Não diria maior, mas sim muito importante e relevante dentro daquilo que é o fazer documentário em Portugal, na forma como acolhemos esses filmes e os mostramos no Doclisboa. Algo que sempre nos interessou e que temos vindo a fazer é ter a presença de cinema português em todas as secções, e não apenas na Competição Portuguesa. É fundamental, porque para nós é importante compreender de que forma é que em cada secção, dentro daquilo que é a sua premissa, o mundo se relaciona através do cinema com as artes, com o presente ou com a história, mas também compreender de que maneira o cinema português está a olhar para essas várias questões. Perceber como é que em Portugal os vários cineastas estão a olhar para o nosso tempo. É uma alegria para nós que, este ano, estejam presentes 44 filmes nacionais.

“Algo que sempre nos interessou e que temos vindo a fazer é ter a presença de cinema português em todas as secções e não apenas na Competição Portuguesa.”

 

Esta edição do Doclisboa é dedicada a Jean-Luc Godard. De que forma celebram o cineasta?

Godard teve a liberdade de dizer sempre o que quis e transformar, ou ampliar, as possibilidades do cinema experimentando, fazendo. Isso está no festival, e o festival apresenta esta programação porque houve cineastas como o Jean-Luc Godard. Para nós é inevitável homenageá-lo. Depois há também dois filmes na programação que lhe são dedicados, que  estavam programados [antes da morte do cineasta franco-suiço], porque na realidade ele já nos inspirava. Apresentamos, na secção Heart Beat, Godard Cinema de Cyril Leuthy, que inclui várias entrevistas com o cineasta, revelando o traço da sua obra e a forma como o seu pensamento sobre o cinema se foi transformando e desconstruindo; e na secção Riscos, See You Friday, Robinson de Mitra Farahani, um encontro entre Godard e Ebrahim Golestan através de vídeo cartas. Um desafio que a realizadora fez aos dois cineastas para que todas as sextas-feiras, alternadamente, se correspondessem. O filme acompanha essa correspondência.

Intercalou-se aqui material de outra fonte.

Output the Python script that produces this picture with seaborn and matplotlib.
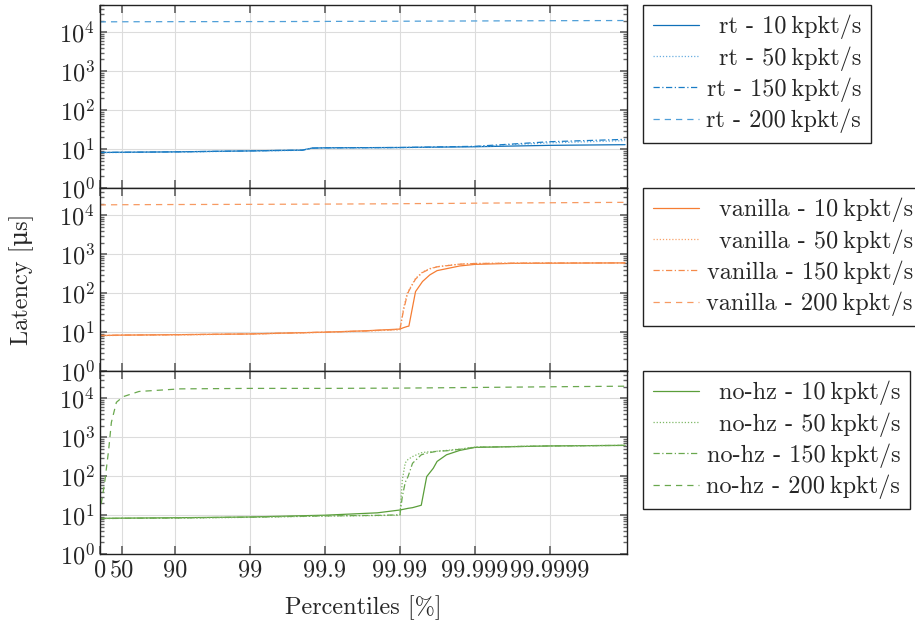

Do programa faz parte uma retrospetiva dedicada ao realizador Carlos Reichenbach (1945-2012) autor de uma obra vanguardista, que surgiu em plena ditadura militar brasileira. A escolha deste nome foi influenciada pela atual conjuntura política e social no Brasil?

Quando pensamos em retrospetivas pensamos na relação que os filmes apresentados podem ter com o presente. Carlos Reichenbach começou a fazer filmes que eram profundamente provocadores e instigantes durante a ditadura militar no Brasil. Foi nesse espaço que ele utilizou o cinema como libertação, quer do corpo (é um cinema que trabalha com o pornográfico), como do género e de uma série de emoções que são formas de formatação. Por isso, o seu cinema foi marginal e de muito difícil acesso. Apresentar essas imagens hoje, no momento em que o Brasil atravessa, parece-nos inspirador e um diálogo importante entre a história e o presente. Mas também muito divertido, porque acreditamos no poder lúdico de relação com o mundo.

A questão colonial serve também de mote a uma retrospetiva. Qual o ponto de partida para este programa e que linhas são abordadas?

Esta retrospetiva dialoga com uma questão fundamental do nosso tempo: percebermos melhor tudo o que se passou depois dos períodos coloniais. No início das independências, houve muitos cineastas de territórios que tinham estado sob formas de colonialismo que utilizaram o cinema para discutir política, para questionar de que maneira a construção de uma imagem pode influenciar a visão de um povo. Houve também alianças entre cineastas vindos de fora que trabalharam com cineastas de antigas colónias. Ver este mapa, estas narrativas que foram construídas é a nossa proposta. Perceber de que forma o cinema foi um construtor de imagens, ainda que esses filmes tenham sido pouco vistos. Conhecemos muitos mais filmes sobre o que se passou nesses locais, do que filmes feitos por quem lá estava. O objetivo é trazer esses filmes e cineastas para a discussão.

O projeto educativo é uma das importantes vertentes do DocLisboa. Qual lhe parece ser o seu impacto na criação de novos públicos.

Acreditamos e temos a certeza de que o facto do público do festival ser muito jovem tem a ver com esse trabalho de há muitos anos, de fazer um projeto educativo que respeite o olhar e a posição de cada criança que participa. Por exemplo, no DocEscolas não trabalhamos com filmes infantis, mas sim com filmes da programação que abordam questões que podem promover um debate aberto e interessante para os jovens, sem paternalismos. O mesmo acontece com as oficinas que estabelecem a relação com o cinema a partir do que é fazer cinema e ver cinema. Interessa-nos falar com as crianças sobre temas como as migrações, os refugiados, permitindo construir laços de afetividade. Ir ao cinema é um ato lúdico e inspirador, nesse sentido procuramos criar espaços para que a experiência do cinema seja agregadora.